Parents

Go, baby, go! Stroller-pushing dad wins half-marathon and breaks world record

Calum Neff is sharing his lifelong passion for running with his young daughter in record-breaking fashion.

Neff won the Katy Half Marathon in Katy, Texas, on Saturday while pushing his 11-month-old daughter in a stroller in 1 hour, 11 minutes, 27 seconds, besting the Guinness World Records time for fastest half-marathon run by a man while pushing a pram by more than two minutes.

The victory was a thrill for Neff, who never looked back at any close competition as he pushed his 20-pound daughter, Holland, in her 22-pound sport stroller, for 13.1 miles.

Bill Baumeyer
Calum Neff and his daughter, Holland, winning the Katy Half Marathon on Saturday.

“It was just a truly epic day to share with my youngest daughter,” said Neff, 31, an operations manager for an oil field services company. “It shows that anything is really possible and being a dad and working doesn’t mean you have to give up on other dreams and hobbies.”

Neff, who ran his first race at age 4, documented the race with video and witnesses, and plans to submit his documentation to Guinness in an attempt to become the record-holder. The record was last set in 2013, with a time of 1 hour, 13 minutes, 50 seconds.

“We’ve been on cloud nine,” Neff said. “It’s really special to share that with Holland.”

It was such a special father-daughter moment that when the medal was being placed around his neck, he grabbed it to crown Holland the winner, slipping it around her neck instead.

Bill Baumeyer
The taste of victory. Calum Neff placed the medal around his daughter's neck and she promptly used it as only babies do: as a teether.

“I wanted that to be hers,” he said. “It was fun for me to put that around her neck.”

The race day began with a thunderstorm that cleared up quickly, and the two saw a beautiful sunrise as the early morning race began. Bundled up to face the mid-50s temperatures, they were off and running, and Holland waved and cooed as the crowd cheered them and let out plenty of “Awwwwws.”

Bill Baumeyer
Crowd support: The fans cheered Calum and Holland Neff on as he ran the Katy Half Marathon.

“For almost the entire race, she was waving and clapping and talking and babbling away,” Neff said. “She was stealing all the hearts along the way, that’s for sure.”

“There was so much support on the course,” he added. “Everyone was cheering and a lot of people knew who were and that we were going after the record.”

Holland got a little irritable toward the end, and Neff worked hard to maintain his steady sub-5:30 per mile pace.

“She fussed a little around mile 11 but I knew I only had 10 minutes left so we just kept pushing through and I wanted to get it done faster for her,” he said, adding that he rubbed her head and gave her a glove to play with.

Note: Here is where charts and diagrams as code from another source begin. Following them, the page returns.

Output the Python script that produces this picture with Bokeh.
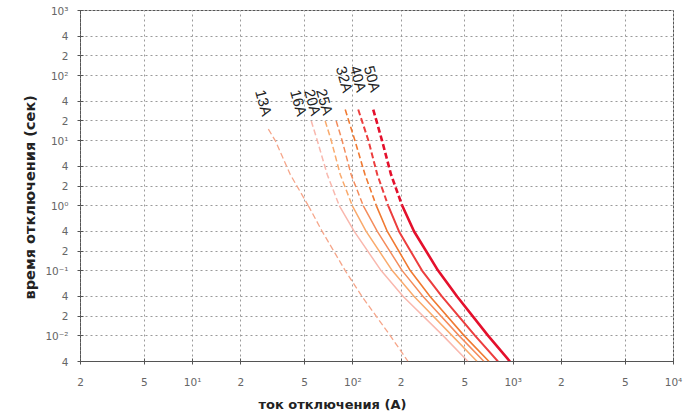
from bokeh.plotting import figure
from bokeh.models import FixedTicker, Range1d, Title
from bokeh.core.properties import value
from bokeh.embed import file_html
from bokeh.resources import INLINE

# ---- data ----
ratings = ["13A", "16A", "20A", "25A", "32A", "40A", "50A"]

t_13 = [15, 10, 3, 1, 0.4, 0.1, 0.04, 0.01, 0.004]
i_13 = [29.7, 32.8, 40.7, 52.7, 64.4, 89.6, 114, 171, 221]

t_mid = [20, 10, 3, 1, 0.4, 0.1, 0.04, 0.01, 0.004]
i_16 = [55, 60, 69.2, 82.2, 102, 150, 206, 365, 523]
i_20 = [67.2, 73.3, 83.4, 99.1, 121, 176, 241, 416, 596]
i_25 = [78.7, 85.7, 97.5, 116, 142, 203, 274, 459, 658]

t_top = [30, 10, 3, 1, 0.4, 0.1, 0.04, 0.01, 0.004]
i_32 = [89.6, 103, 119, 140, 164, 228, 303, 494, 707]
i_40 = [108, 125, 142, 166, 194, 270, 359, 578, 804]
i_50 = [134, 152, 173, 203, 241, 340, 447, 697, 955]

label_i = [26.5, 43.8, 53.5, 63.5, 84.4, 103, 126]
label_t = [60, 60, 61, 62, 138, 140, 140]

x_ticks = [2, 5, 10, 20, 50, 100, 200, 500, 1000, 2000, 5000, 10000]
x_labels = ["2", "5", "10¹", "2", "5", "10²", "2", "5", "10³", "2", "5", "10⁴"]
y_ticks = [0.004, 0.01, 0.02, 0.04, 0.1, 0.2, 0.4, 1, 2, 4, 10, 20, 40, 100, 200, 400, 1000]
y_labels = ["4", "10⁻²", "2", "4", "10⁻¹", "2", "4", "10⁰", "2", "4", "10¹", "2", "4",
            "10²", "2", "4", "10³"]

x_title = "ток отключения (A)"
y_title = "время отключения (сек)"

curves = [
    (t_13, i_13, "#f6a68a", 1.3),
    (t_mid, i_16, "#f9b8ae", 1.5),
    (t_mid, i_20, "#f9aa6c", 1.5),
    (t_mid, i_25, "#f48c5c", 1.5),
    (t_top, i_32, "#f07a32", 1.6),
    (t_top, i_40, "#ec3e3e", 2.0),
    (t_top, i_50, "#e4102c", 2.6),
]

p = figure(width=690, height=415, x_axis_type="log", y_axis_type="log",
           x_range=Range1d(2, 10000), y_range=Range1d(0.004, 1000),
           output_backend="svg", toolbar_location=None,
           min_border_left=80, min_border_right=17, min_border_top=10, min_border_bottom=53)
p.background_fill_color = "white"
p.border_fill_color = "white"
p.outline_line_color = "#555555"
p.outline_line_dash = "3 1"

xt = FixedTicker(ticks=x_ticks, minor_ticks=[])
yt = FixedTicker(ticks=y_ticks, minor_ticks=[])
p.xaxis.ticker = xt
p.yaxis.ticker = yt
p.xgrid.ticker = xt
p.ygrid.ticker = yt
p.xaxis.major_label_overrides = {k: v for k, v in zip(x_ticks, x_labels)}
p.yaxis.major_label_overrides = {k: v for k, v in zip(y_ticks, y_labels)}

for g in (p.xgrid, p.ygrid):
    g.grid_line_color = "#9a9a9a"
    g.grid_line_dash = "2 3"
    g.grid_line_width = 1

for ax in (p.xaxis, p.yaxis):
    ax.axis_line_color = "#555555"
    ax.axis_line_dash = "3 1"
    ax.major_tick_line_color = "#555555"
    ax.major_tick_in = 3
    ax.major_tick_out = 3
    ax.minor_tick_line_color = None
    ax.major_label_text_font = "DejaVu Sans"
    ax.major_label_text_font_size = "10.5px"
    ax.major_label_text_color = "#666666"

p.xaxis.major_label_standoff = 11
p.yaxis.major_label_standoff = 9

# axis titles, offset like in the reference
p.add_layout(Title(text=x_title, align="left", offset=178, standoff=8,
                   text_font="DejaVu Sans", text_font_style="bold",
                   text_font_size="13px", text_color="#222222"), "below")
p.add_layout(Title(text=y_title, align="left", offset=62, standoff=10,
                   text_font="DejaVu Sans", text_font_style="bold",
                   text_font_size="14.5px", text_color="#222222"), "left")

for ts, iss, col, w in curves:
    up_i = [a for a, b in zip(iss, ts) if b >= 1]
    up_t = [b for b in ts if b >= 1]
    lo_i = [a for a, b in zip(iss, ts) if b <= 1]
    lo_t = [b for b in ts if b <= 1]
    p.line(up_i, up_t, line_color=col, line_width=w, line_dash="6 3")
    if col == "#f6a68a":
        p.line(lo_i, lo_t, line_color=col, line_width=w, line_dash="6 3")
    else:
        p.line(lo_i, lo_t, line_color=col, line_width=w)

p.text(x=label_i, y=label_t, text=ratings, angle=-1.3,
       text_align="left", text_baseline="middle",
       text_font=value("Liberation Sans"), text_font_size="15px", text_color="#222222")

open("out.html", "w").write(file_html(p, INLINE))
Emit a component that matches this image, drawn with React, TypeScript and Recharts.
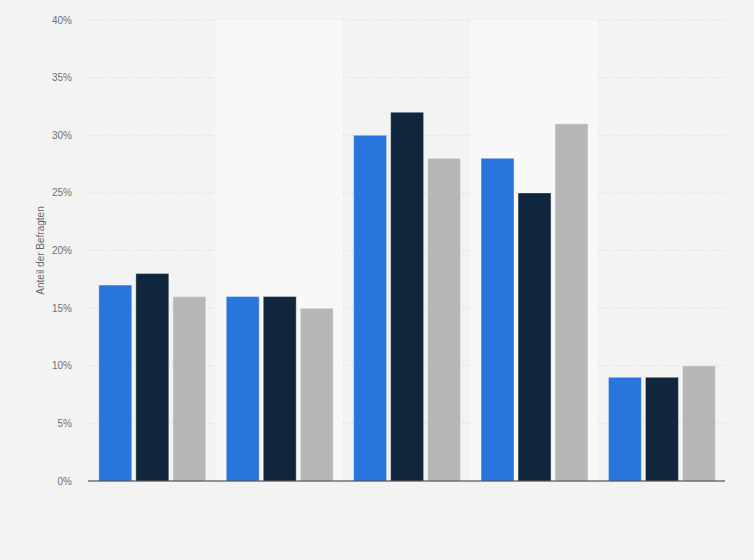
import React from 'react';
import { BarChart, Bar, XAxis, YAxis, CartesianGrid, ReferenceArea } from 'recharts';

const categories: string[] = ['A', 'B', 'C', 'D', 'E'];
const seriesBlue: number[] = [17, 16, 30, 28, 9];
const seriesDark: number[] = [18, 16, 32, 25, 9];
const seriesGray: number[] = [16, 15, 28, 31, 10];
const yTicks: number[] = [0, 5, 10, 15, 20, 25, 30, 35, 40];
const shadedCategories: string[] = ['B', 'D'];

const data = categories.map((name, i) => ({
    name,
    blue: seriesBlue[i],
    dark: seriesDark[i],
    gray: seriesGray[i],
}));

const App: React.FC = () => {
    return (
        <div
            style={{
                position: 'absolute',
                top: 0,
                left: 0,
                width: 754,
                height: 560,
                background: '#f3f3f3',
                fontFamily: 'Arial, "Liberation Sans", sans-serif',
            }}
        >
            <BarChart
                width={754}
                height={560}
                data={data}
                margin={{ top: 20, right: 29, bottom: 59, left: 0 }}
                barCategoryGap="8.5%"
                barGap={4}
            >
                {shadedCategories.map((c) => (
                    <ReferenceArea key={c} x1={c} x2={c} fill="#f8f8f8" fillOpacity={1} stroke="none" ifOverflow="visible" />
                ))}
                <CartesianGrid vertical={false} stroke="#d4d4d4" strokeDasharray="1 2" />
                <XAxis
                    dataKey="name"
                    tick={false}
                    tickLine={false}
                    axisLine={{ stroke: '#333', strokeWidth: 1 }}
                    height={20}
                />
                <YAxis
                    width={88}
                    domain={[0, 40]}
                    ticks={yTicks}
                    interval={0}
                    tickFormatter={(v: number) => `${v}%`}
                    axisLine={false}
                    tickLine={false}
                    tickSize={0}
                    tickMargin={16}
                    tick={{ fill: '#707070', fontSize: 10 }}
                    label={{
                        value: 'Anteil der Befragten',
                        angle: -90,
                        position: 'insideLeft',
                        offset: 40,
                        style: { fill: '#666', fontSize: 10, textAnchor: 'middle' },
                    }}
                />
                <Bar dataKey="blue" fill="#2876dd" stroke="#ffffff" strokeOpacity={0.4} isAnimationActive={false} />
                <Bar dataKey="dark" fill="#0f263d" stroke="#ffffff" strokeOpacity={0.4} isAnimationActive={false} />
                <Bar dataKey="gray" fill="#b7b7b7" stroke="#ffffff" strokeOpacity={0.4} isAnimationActive={false} />
            </BarChart>
        </div>
    );
};

export default App;
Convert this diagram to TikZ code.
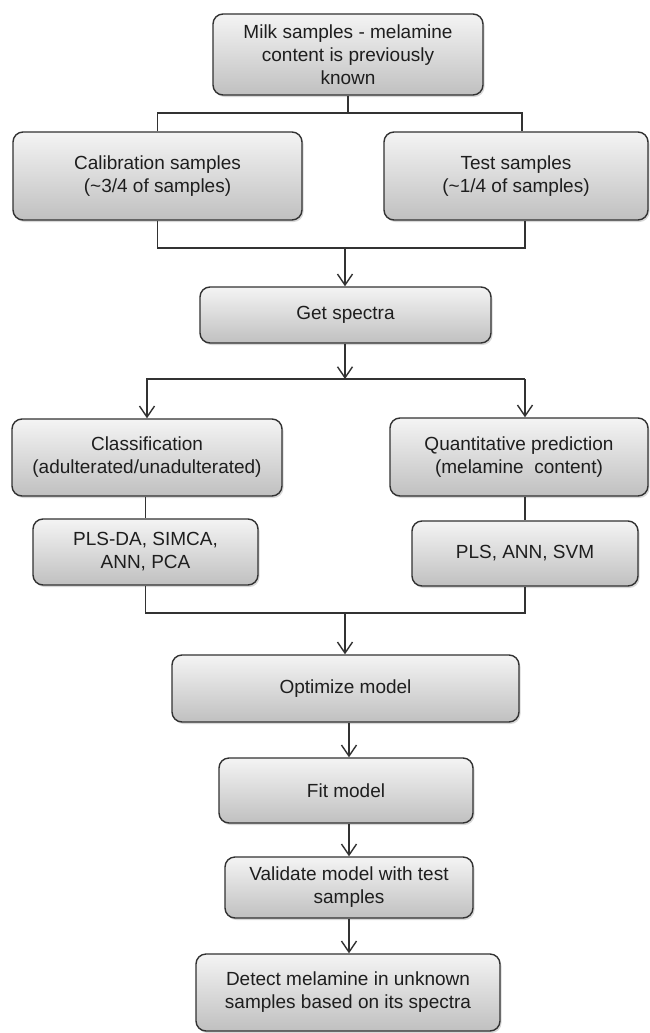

His wife, Julie, their 3-year-old daughter, Alessandra, and other relatives were cheering at the finish line. “It was awesome,” said Julie Neff. “There was so much energy. I was shaking, I was so excited.”

Bill Baumeyer
A family finish: Calum Neff with his wife, Julie, and daughter Holland, all share a smooch.

Neff, who works full-time and runs most days, competes in long distance events like ultra-marathons and does mountain running as well. He trains mostly without a stroller, but takes his daughters out for stroller runs on weekends, planning routes that take them to a park or a track.

“It’s important to get them out into the outdoors,” said Neff, who lives outside of Houston in Katy. “In Houston, it’s a concrete jungle but we still try to see as much green space and wildlife as we can.”

Julie Neff says her husband is a fun dad who drops everything to wrestle with his girls when he gets home from work. She supports her husband’s running, even though it takes him away from home.

Calum Neff
Calum Neff with his wife, Julie, and daughters Alessandra and Holland.

“For me, it’s kind of worth it," she said. "It’s not so much whether or not he wins or gets a world record, it’s the process of his running that is really amazing to me. It’s important for me to see the girls watch him go after all of his goals and dreams.”

Calum Neff says being a father inspires him, and he hopes to be a role model for his daughters and families everywhere.

“Especially with technology,” he said, “it’s so easy to stick kids in front of a tablet, but getting outside — it doesn’t matter what pace you run — it’s just getting kids outside and enjoying those moments.”

That what he’s doing now, although he says it's up to his daughters whether to follow in his fleet footsteps.

“It doesn’t matter if my girls don’t become runners,” he said. “It’s just something I wanted to share with them.”